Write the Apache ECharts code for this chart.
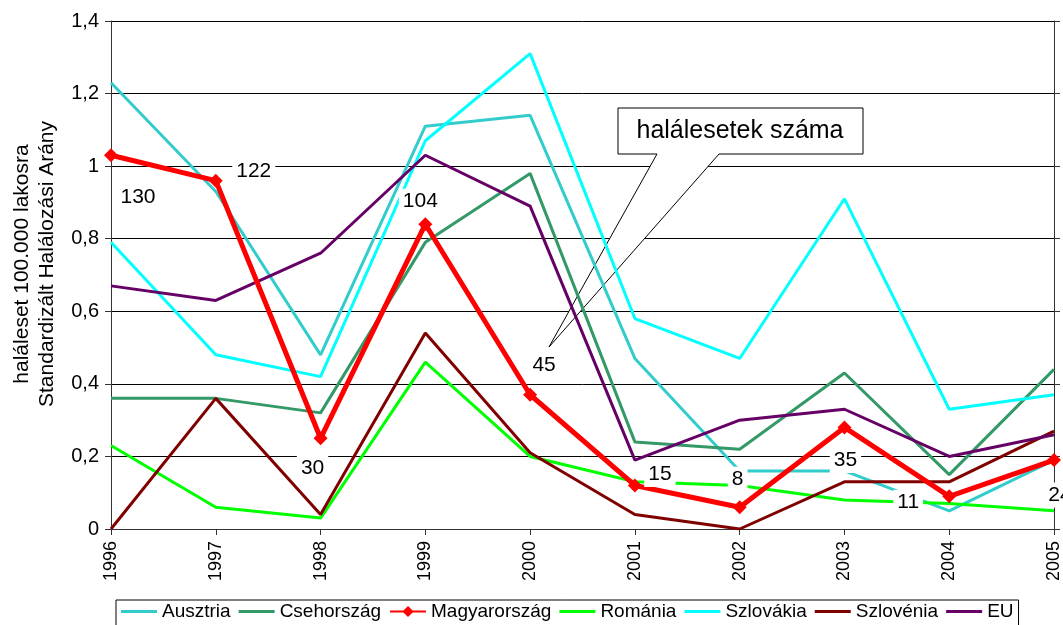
<!DOCTYPE html>
<html>
<head>
<meta charset="utf-8">
<script src="https://cdn.jsdelivr.net/npm/echarts@6/dist/echarts.min.js"></script>
<style>
  html, body { margin: 0; padding: 0; background: #fff; }
  #chart { width: 1063px; height: 625px; }
</style>
</head>
<body>
<div id="chart"></div>
<script>
const years = ["1996", "1997", "1998", "1999", "2000", "2001", "2002", "2003", "2004", "2005"];

const ausztria = [1.23, 0.93, 0.48, 1.11, 1.14, 0.47, 0.16, 0.16, 0.05, 0.19];
const csehorszag = [0.36, 0.36, 0.32, 0.79, 0.98, 0.24, 0.22, 0.43, 0.15, 0.44];
const magyarorszag = [1.03, 0.96, 0.25, 0.84, 0.37, 0.12, 0.06, 0.28, 0.09, 0.19];
const romania = [0.23, 0.06, 0.03, 0.46, 0.20, 0.13, 0.12, 0.08, 0.07, 0.05];
const szlovakia = [0.79, 0.48, 0.42, 1.07, 1.31, 0.58, 0.47, 0.91, 0.33, 0.37];
const szlovenia = [0.00, 0.36, 0.04, 0.54, 0.21, 0.04, 0.00, 0.13, 0.13, 0.27];
const eu = [0.67, 0.63, 0.76, 1.03, 0.89, 0.19, 0.30, 0.33, 0.20, 0.26];

// halálesetek száma (Magyarország)
const deaths = [130, 122, 30, 104, 45, 15, 8, 35, 11, 24];
// where each death-count label sits relative to its point
const labelOffsets = [[27, 42], [38, -9], [-8, 30], [-5, -23], [14, -30], [25, -11], [-2, -28], [1, 33], [-41, 6], [6, 35]];

const chart = echarts.init(document.getElementById("chart"));

const lineIcon = "path://M0,0H36V3H0Z";

function thin(name, data, color) {
  return {
    name: name,
    type: "line",
    data: data,
    symbol: "none",
    z: 2,
    lineStyle: { color: color, width: 3 },
    itemStyle: { color: color },
  };
}

chart.setOption({
  animation: false,
  textStyle: { fontFamily: "Liberation Sans, Arial, sans-serif" },
  grid: { left: 111, right: 7, top: 21, bottom: 96 },
  legend: {
    top: 600,
    left: 116,
    padding: [2, 5, 8, 5],
    borderColor: "#000",
    borderWidth: 1,
    borderRadius: 0,
    itemGap: 8,
    itemWidth: 36,
    itemHeight: 14,
    textStyle: { fontSize: 19, color: "#000" },
    data: [
      { name: "Ausztria", icon: lineIcon },
      { name: "Csehország", icon: lineIcon },
      { name: "Magyarország" },
      { name: "Románia", icon: lineIcon },
      { name: "Szlovákia", icon: lineIcon },
      { name: "Szlovénia", icon: lineIcon },
      { name: "EU", icon: lineIcon },
    ],
  },
  xAxis: {
    type: "category",
    data: years,
    boundaryGap: false,
    axisLine: { lineStyle: { color: "#333", width: 1 } },
    axisTick: { show: true, length: 6, lineStyle: { color: "#333" } },
    axisLabel: { rotate: 90, fontSize: 18, color: "#000", margin: 12 },
    splitLine: { show: false },
  },
  yAxis: [
    {
      type: "value",
      min: 0,
      max: 1.4,
      interval: 0.2,
      name: "haláleset 100.000 lakosra\nStandardizált Halálozási Arány",
      nameLocation: "middle",
      nameRotate: 90,
      nameGap: 51,
      nameTextStyle: { fontSize: 21, lineHeight: 25, color: "#000", padding: [0, 0, 0, 22] },
      axisLine: { show: true, lineStyle: { color: "#333" } },
      axisTick: { show: true, length: 6, lineStyle: { color: "#333" } },
      axisLabel: {
        fontSize: 20,
        color: "#000",
        margin: 12,
        formatter: (v) => String(Math.round(v * 10) / 10).replace(".", ","),
      },
      splitLine: { show: true, lineStyle: { color: "#000", width: 1 } },
    },
    {
      type: "value",
      position: "right",
      min: 0,
      max: 1.4,
      interval: 0.2,
      axisLine: { show: true, lineStyle: { color: "#333" } },
      axisTick: { show: true, length: 6, lineStyle: { color: "#333" } },
      axisLabel: { show: false },
      splitLine: { show: false },
    },
  ],
  series: [
    thin("Ausztria", ausztria, "#33CCCC"),
    thin("Csehország", csehorszag, "#339966"),
    {
      name: "Magyarország",
      type: "line",
      z: 5,
      data: magyarorszag.map((v, i) => ({
        value: v,
        label: { offset: labelOffsets[i] },
      })),
      symbol: "diamond",
      symbolSize: 14,
      lineStyle: { color: "#FF0000", width: 5 },
      itemStyle: { color: "#FF0000" },
      label: {
        show: true,
        position: "inside",
        fontSize: 21,
        color: "#000",
        backgroundColor: "#fff",
        padding: [2, 4],
        formatter: (p) => String(deaths[p.dataIndex]),
      },
    },
    thin("Románia", romania, "#00FF00"),
    thin("Szlovákia", szlovakia, "#00FFFF"),
    thin("Szlovénia", szlovenia, "#800000"),
    thin("EU", eu, "#660066"),
  ],
  graphic: [
    {
      type: "polygon",
      z: 1,
      shape: {
        points: [[618, 108], [863, 108], [863, 154], [719, 154], [549, 347], [657, 154], [618, 154]],
      },
      style: { fill: "#fff", stroke: "#000", lineWidth: 1 },
    },
    {
      type: "text",
      z: 1,
      x: 740,
      y: 131,
      style: {
        text: "halálesetek száma",
        fill: "#000",
        font: "25px Liberation Sans, Arial, sans-serif",
        textAlign: "center",
        textVerticalAlign: "middle",
      },
    },
  ],
});
</script>
</body>
</html>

──────────

Problem description ▸ Copy out every line of the material above exactly, skipping the pictures.

The result ▸
Write the Apache ECharts code for this chart.
<!DOCTYPE html>
<html>
<head>
<meta charset="utf-8">
<script src="https://cdn.jsdelivr.net/npm/echarts@6/dist/echarts.min.js"></script>
<style>
  html, body { margin: 0; padding: 0; background: #fff; }
  #chart { width: 1063px; height: 625px; }
</style>
</head>
<body>
<div id="chart"></div>
<script>
const years = ["1996", "1997", "1998", "1999", "2000", "2001", "2002", "2003", "2004", "2005"];

const ausztria = [1.23, 0.93, 0.48, 1.11, 1.14, 0.47, 0.16, 0.16, 0.05, 0.19];
const csehorszag = [0.36, 0.36, 0.32, 0.79, 0.98, 0.24, 0.22, 0.43, 0.15, 0.44];
const magyarorszag = [1.03, 0.96, 0.25, 0.84, 0.37, 0.12, 0.06, 0.28, 0.09, 0.19];
const romania = [0.23, 0.06, 0.03, 0.46, 0.20, 0.13, 0.12, 0.08, 0.07, 0.05];
const szlovakia = [0.79, 0.48, 0.42, 1.07, 1.31, 0.58, 0.47, 0.91, 0.33, 0.37];
const szlovenia = [0.00, 0.36, 0.04, 0.54, 0.21, 0.04, 0.00, 0.13, 0.13, 0.27];
const eu = [0.67, 0.63, 0.76, 1.03, 0.89, 0.19, 0.30, 0.33, 0.20, 0.26];

// halálesetek száma (Magyarország)
const deaths = [130, 122, 30, 104, 45, 15, 8, 35, 11, 24];
// where each death-count label sits relative to its point
const labelOffsets = [[27, 42], [38, -9], [-8, 30], [-5, -23], [14, -30], [25, -11], [-2, -28], [1, 33], [-41, 6], [6, 35]];

const chart = echarts.init(document.getElementById("chart"));

const lineIcon = "path://M0,0H36V3H0Z";

function thin(name, data, color) {
  return {
    name: name,
    type: "line",
    data: data,
    symbol: "none",
    z: 2,
    lineStyle: { color: color, width: 3 },
    itemStyle: { color: color },
  };
}

chart.setOption({
  animation: false,
  textStyle: { fontFamily: "Liberation Sans, Arial, sans-serif" },
  grid: { left: 111, right: 7, top: 21, bottom: 96 },
  legend: {
    top: 600,
    left: 116,
    padding: [2, 5, 8, 5],
    borderColor: "#000",
    borderWidth: 1,
    borderRadius: 0,
    itemGap: 8,
    itemWidth: 36,
    itemHeight: 14,
    textStyle: { fontSize: 19, color: "#000" },
    data: [
      { name: "Ausztria", icon: lineIcon },
      { name: "Csehország", icon: lineIcon },
      { name: "Magyarország" },
      { name: "Románia", icon: lineIcon },
      { name: "Szlovákia", icon: lineIcon },
      { name: "Szlovénia", icon: lineIcon },
      { name: "EU", icon: lineIcon },
    ],
  },
  xAxis: {
    type: "category",
    data: years,
    boundaryGap: false,
    axisLine: { lineStyle: { color: "#333", width: 1 } },
    axisTick: { show: true, length: 6, lineStyle: { color: "#333" } },
    axisLabel: { rotate: 90, fontSize: 18, color: "#000", margin: 12 },
    splitLine: { show: false },
  },
  yAxis: [
    {
      type: "value",
      min: 0,
      max: 1.4,
      interval: 0.2,
      name: "haláleset 100.000 lakosra\nStandardizált Halálozási Arány",
      nameLocation: "middle",
      nameRotate: 90,
      nameGap: 51,
      nameTextStyle: { fontSize: 21, lineHeight: 25, color: "#000", padding: [0, 0, 0, 22] },
      axisLine: { show: true, lineStyle: { color: "#333" } },
      axisTick: { show: true, length: 6, lineStyle: { color: "#333" } },
      axisLabel: {
        fontSize: 20,
        color: "#000",
        margin: 12,
        formatter: (v) => String(Math.round(v * 10) / 10).replace(".", ","),
      },
      splitLine: { show: true, lineStyle: { color: "#000", width: 1 } },
    },
    {
      type: "value",
      position: "right",
      min: 0,
      max: 1.4,
      interval: 0.2,
      axisLine: { show: true, lineStyle: { color: "#333" } },
      axisTick: { show: true, length: 6, lineStyle: { color: "#333" } },
      axisLabel: { show: false },
      splitLine: { show: false },
    },
  ],
  series: [
    thin("Ausztria", ausztria, "#33CCCC"),
    thin("Csehország", csehorszag, "#339966"),
    {
      name: "Magyarország",
      type: "line",
      z: 5,
      data: magyarorszag.map((v, i) => ({
        value: v,
        label: { offset: labelOffsets[i] },
      })),
      symbol: "diamond",
      symbolSize: 14,
      lineStyle: { color: "#FF0000", width: 5 },
      itemStyle: { color: "#FF0000" },
      label: {
        show: true,
        position: "inside",
        fontSize: 21,
        color: "#000",
        backgroundColor: "#fff",
        padding: [2, 4],
        formatter: (p) => String(deaths[p.dataIndex]),
      },
    },
    thin("Románia", romania, "#00FF00"),
    thin("Szlovákia", szlovakia, "#00FFFF"),
    thin("Szlovénia", szlovenia, "#800000"),
    thin("EU", eu, "#660066"),
  ],
  graphic: [
    {
      type: "polygon",
      z: 1,
      shape: {
        points: [[618, 108], [863, 108], [863, 154], [719, 154], [549, 347], [657, 154], [618, 154]],
      },
      style: { fill: "#fff", stroke: "#000", lineWidth: 1 },
    },
    {
      type: "text",
      z: 1,
      x: 740,
      y: 131,
      style: {
        text: "halálesetek száma",
        fill: "#000",
        font: "25px Liberation Sans, Arial, sans-serif",
        textAlign: "center",
        textVerticalAlign: "middle",
      },
    },
  ],
});
</script>
</body>
</html>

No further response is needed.